Raw data ▸
• • • •

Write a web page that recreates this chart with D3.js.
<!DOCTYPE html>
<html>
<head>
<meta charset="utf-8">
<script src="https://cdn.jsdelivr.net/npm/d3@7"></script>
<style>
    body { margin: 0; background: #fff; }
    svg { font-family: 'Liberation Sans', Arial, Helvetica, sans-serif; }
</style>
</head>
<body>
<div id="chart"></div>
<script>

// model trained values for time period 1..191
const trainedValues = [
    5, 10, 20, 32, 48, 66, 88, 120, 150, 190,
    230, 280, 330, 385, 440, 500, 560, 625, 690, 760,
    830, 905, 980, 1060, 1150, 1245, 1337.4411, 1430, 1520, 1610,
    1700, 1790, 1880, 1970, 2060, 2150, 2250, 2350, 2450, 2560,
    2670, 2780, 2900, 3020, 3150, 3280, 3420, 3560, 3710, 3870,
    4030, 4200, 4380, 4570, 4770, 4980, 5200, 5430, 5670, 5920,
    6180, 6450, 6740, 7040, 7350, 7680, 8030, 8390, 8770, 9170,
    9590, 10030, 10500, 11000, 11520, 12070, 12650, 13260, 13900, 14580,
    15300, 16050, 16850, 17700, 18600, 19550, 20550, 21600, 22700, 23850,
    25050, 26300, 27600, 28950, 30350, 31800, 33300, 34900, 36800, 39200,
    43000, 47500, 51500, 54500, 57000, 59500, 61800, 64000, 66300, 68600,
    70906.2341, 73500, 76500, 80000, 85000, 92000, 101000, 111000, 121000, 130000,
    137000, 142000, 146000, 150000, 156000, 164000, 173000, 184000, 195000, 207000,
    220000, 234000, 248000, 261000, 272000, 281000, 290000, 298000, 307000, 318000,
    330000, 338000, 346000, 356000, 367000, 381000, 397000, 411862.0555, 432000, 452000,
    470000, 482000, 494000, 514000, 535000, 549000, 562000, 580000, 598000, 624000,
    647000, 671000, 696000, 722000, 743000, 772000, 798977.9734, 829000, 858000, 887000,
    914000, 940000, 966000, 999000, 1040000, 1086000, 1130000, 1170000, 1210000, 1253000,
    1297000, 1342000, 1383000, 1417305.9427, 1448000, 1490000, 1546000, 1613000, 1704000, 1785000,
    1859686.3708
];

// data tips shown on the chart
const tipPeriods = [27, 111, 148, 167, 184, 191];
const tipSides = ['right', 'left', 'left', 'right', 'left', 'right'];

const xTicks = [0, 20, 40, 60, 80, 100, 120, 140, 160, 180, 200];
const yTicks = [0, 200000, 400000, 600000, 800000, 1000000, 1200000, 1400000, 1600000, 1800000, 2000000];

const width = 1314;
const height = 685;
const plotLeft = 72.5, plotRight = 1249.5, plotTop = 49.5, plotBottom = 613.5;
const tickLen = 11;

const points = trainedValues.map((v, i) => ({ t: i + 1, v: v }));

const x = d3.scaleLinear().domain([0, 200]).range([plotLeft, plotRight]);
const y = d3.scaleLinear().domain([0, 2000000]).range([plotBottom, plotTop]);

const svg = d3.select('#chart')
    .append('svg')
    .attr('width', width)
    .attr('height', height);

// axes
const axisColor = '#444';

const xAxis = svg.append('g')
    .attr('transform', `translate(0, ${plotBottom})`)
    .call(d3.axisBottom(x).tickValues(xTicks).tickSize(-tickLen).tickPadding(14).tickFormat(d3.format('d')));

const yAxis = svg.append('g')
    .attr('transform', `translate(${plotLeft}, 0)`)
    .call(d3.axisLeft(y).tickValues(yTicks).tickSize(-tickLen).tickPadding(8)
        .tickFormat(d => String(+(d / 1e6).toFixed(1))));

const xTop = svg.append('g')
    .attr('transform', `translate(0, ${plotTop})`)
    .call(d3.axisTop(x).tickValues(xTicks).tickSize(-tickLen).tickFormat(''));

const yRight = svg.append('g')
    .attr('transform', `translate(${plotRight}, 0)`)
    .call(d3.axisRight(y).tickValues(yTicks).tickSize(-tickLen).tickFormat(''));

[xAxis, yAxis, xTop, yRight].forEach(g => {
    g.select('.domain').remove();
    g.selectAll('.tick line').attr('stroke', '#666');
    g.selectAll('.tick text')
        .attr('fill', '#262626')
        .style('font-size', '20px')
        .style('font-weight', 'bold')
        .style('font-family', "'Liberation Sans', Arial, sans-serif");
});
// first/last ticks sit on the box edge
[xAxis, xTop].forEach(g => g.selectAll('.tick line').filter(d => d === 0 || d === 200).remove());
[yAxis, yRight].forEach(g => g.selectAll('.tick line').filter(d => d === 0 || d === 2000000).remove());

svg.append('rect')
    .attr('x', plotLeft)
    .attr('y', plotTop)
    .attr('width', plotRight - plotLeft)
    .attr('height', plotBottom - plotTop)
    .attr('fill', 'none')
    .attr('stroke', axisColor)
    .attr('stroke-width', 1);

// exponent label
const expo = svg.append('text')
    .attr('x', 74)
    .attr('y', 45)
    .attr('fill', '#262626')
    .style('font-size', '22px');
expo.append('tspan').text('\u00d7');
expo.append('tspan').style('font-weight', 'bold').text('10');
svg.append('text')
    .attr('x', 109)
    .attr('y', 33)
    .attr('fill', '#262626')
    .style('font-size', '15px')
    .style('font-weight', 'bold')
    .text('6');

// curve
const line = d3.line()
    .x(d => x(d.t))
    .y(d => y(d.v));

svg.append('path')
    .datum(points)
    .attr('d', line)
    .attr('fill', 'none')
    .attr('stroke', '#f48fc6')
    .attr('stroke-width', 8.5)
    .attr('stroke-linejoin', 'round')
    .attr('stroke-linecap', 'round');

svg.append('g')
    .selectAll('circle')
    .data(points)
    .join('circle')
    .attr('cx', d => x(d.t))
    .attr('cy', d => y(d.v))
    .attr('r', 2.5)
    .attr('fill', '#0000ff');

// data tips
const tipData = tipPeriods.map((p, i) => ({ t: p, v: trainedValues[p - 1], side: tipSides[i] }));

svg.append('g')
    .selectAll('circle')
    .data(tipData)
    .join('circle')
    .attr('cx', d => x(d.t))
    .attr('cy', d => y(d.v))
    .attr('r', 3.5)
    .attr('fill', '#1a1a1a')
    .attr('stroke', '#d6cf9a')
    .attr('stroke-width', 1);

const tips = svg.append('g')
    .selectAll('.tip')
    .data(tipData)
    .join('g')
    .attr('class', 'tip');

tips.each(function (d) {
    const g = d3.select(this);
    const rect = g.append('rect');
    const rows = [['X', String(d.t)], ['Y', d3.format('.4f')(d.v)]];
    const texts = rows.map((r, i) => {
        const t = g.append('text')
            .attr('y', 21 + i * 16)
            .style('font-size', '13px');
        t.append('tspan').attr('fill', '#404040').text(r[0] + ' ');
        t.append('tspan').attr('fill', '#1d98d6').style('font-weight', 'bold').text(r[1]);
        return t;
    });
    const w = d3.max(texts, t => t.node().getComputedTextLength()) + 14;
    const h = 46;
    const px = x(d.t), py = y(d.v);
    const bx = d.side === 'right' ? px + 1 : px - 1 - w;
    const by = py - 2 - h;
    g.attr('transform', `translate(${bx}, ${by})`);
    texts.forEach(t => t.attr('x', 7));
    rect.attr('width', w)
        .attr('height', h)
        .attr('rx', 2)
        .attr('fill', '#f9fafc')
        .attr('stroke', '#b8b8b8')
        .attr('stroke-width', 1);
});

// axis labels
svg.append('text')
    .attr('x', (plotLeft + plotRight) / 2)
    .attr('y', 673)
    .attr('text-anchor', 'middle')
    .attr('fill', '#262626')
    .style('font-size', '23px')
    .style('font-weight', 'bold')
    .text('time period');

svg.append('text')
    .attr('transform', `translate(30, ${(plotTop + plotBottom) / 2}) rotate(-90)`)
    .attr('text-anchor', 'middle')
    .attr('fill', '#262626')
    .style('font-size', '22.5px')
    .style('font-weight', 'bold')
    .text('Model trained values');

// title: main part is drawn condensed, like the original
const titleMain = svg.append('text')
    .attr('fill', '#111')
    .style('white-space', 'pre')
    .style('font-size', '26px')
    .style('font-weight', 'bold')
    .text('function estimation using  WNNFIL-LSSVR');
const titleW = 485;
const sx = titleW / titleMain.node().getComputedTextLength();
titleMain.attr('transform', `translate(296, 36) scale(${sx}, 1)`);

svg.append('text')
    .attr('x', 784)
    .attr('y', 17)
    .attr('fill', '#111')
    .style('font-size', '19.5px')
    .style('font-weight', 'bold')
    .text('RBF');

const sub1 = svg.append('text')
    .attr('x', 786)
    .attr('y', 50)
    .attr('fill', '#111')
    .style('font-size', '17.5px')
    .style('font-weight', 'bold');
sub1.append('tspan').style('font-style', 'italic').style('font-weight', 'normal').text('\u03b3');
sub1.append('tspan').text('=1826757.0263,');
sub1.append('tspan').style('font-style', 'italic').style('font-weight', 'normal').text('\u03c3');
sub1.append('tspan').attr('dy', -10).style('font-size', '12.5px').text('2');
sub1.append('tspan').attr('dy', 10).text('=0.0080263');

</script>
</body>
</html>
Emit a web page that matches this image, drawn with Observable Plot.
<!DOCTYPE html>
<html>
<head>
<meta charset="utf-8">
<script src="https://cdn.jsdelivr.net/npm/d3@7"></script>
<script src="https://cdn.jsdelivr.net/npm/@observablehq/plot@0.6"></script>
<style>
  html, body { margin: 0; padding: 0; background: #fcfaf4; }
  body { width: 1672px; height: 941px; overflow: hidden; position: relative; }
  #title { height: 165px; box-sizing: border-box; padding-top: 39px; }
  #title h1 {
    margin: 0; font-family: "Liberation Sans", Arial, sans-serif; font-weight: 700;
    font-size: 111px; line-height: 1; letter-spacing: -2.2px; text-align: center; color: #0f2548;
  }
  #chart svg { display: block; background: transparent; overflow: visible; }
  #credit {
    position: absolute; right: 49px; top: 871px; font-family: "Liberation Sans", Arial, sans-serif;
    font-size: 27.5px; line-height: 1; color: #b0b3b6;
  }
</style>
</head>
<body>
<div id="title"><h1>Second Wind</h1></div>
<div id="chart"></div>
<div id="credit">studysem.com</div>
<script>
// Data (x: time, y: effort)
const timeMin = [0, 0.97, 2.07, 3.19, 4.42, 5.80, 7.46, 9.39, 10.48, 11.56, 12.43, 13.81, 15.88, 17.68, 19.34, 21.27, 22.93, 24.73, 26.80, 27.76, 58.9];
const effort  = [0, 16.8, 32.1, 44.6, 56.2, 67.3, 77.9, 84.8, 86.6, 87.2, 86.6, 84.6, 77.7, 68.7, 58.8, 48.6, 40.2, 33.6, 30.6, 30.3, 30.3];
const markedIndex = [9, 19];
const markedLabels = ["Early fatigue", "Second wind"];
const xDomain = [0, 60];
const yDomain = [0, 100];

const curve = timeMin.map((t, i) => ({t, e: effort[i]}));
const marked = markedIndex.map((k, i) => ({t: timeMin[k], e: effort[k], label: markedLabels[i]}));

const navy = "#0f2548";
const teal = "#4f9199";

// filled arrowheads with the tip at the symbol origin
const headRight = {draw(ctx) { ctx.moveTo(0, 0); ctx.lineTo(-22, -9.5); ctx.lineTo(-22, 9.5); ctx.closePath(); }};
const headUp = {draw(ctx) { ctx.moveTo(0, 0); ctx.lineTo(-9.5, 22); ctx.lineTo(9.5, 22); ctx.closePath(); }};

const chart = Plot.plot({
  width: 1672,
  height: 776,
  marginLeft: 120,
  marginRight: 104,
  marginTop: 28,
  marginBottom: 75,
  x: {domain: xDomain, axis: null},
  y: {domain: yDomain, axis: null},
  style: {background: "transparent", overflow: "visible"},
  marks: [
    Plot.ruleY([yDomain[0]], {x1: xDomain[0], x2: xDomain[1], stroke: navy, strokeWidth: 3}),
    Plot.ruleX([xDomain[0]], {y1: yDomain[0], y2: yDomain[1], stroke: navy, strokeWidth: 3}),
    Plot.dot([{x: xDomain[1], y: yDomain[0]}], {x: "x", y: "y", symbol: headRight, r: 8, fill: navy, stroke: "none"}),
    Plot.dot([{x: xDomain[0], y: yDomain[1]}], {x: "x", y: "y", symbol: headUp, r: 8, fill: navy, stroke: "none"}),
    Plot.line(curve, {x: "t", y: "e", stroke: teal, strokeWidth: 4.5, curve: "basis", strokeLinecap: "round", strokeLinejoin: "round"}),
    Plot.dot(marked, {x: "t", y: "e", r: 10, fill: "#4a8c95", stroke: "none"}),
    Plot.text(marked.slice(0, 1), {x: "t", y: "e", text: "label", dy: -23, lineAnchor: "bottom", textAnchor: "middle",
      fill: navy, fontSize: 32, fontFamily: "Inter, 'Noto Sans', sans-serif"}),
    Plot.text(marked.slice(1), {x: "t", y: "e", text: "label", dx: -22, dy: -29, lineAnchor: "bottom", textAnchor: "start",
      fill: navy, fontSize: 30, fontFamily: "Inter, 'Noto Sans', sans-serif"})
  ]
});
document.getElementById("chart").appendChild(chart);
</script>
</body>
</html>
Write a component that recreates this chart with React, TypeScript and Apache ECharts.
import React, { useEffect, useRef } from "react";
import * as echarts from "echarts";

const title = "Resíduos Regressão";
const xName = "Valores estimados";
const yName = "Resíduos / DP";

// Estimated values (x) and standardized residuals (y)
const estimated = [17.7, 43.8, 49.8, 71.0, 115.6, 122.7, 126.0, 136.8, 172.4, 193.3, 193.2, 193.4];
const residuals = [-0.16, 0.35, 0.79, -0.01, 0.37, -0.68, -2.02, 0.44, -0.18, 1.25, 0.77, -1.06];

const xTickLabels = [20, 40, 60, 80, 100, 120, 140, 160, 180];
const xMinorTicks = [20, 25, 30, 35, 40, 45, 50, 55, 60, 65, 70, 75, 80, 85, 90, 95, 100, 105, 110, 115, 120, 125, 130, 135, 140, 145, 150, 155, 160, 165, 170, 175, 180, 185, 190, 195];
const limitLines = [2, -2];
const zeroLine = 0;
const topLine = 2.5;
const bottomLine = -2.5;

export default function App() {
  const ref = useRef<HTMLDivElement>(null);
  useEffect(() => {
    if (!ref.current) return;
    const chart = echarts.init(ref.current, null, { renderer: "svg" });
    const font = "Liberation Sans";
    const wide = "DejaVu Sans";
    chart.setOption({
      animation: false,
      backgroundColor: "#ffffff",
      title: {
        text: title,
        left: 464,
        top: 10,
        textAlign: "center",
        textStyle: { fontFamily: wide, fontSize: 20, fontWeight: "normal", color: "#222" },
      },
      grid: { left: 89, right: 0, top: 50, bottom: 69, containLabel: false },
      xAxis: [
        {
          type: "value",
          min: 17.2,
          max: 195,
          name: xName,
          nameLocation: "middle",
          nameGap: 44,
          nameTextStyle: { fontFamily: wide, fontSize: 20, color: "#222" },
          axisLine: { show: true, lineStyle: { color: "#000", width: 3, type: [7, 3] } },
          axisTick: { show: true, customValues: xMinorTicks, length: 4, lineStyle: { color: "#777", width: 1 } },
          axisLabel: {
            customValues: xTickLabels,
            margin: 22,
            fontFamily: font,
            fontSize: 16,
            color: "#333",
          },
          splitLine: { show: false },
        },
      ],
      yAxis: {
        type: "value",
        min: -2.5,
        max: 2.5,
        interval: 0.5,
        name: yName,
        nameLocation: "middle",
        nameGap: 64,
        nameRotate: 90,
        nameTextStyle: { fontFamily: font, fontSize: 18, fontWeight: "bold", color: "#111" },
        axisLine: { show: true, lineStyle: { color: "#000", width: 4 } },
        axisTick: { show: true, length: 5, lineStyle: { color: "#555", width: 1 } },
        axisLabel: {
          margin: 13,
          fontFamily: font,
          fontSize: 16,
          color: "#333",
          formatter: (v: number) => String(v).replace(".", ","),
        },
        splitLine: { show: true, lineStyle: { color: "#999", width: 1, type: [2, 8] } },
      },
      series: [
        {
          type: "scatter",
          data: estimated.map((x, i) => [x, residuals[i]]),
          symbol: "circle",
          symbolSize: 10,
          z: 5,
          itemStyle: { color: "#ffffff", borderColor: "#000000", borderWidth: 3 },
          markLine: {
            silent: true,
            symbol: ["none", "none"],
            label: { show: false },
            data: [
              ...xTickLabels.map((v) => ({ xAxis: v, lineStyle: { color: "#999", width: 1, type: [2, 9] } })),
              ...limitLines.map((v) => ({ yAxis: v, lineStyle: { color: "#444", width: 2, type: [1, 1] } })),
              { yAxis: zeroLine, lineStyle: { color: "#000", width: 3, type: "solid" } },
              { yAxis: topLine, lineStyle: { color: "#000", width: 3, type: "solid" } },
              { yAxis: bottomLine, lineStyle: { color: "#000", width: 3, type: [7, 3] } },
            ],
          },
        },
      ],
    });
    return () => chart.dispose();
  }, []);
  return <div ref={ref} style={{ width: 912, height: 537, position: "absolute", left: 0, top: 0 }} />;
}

• • • •

Problem statement ▸ Where a line in the material above holds "with", copy that line.

Output for this task ▸
Write a web page that recreates this chart with D3.js.
Emit a web page that matches this image, drawn with Observable Plot.
// filled arrowheads with the tip at the symbol origin
Write a component that recreates this chart with React, TypeScript and Apache ECharts.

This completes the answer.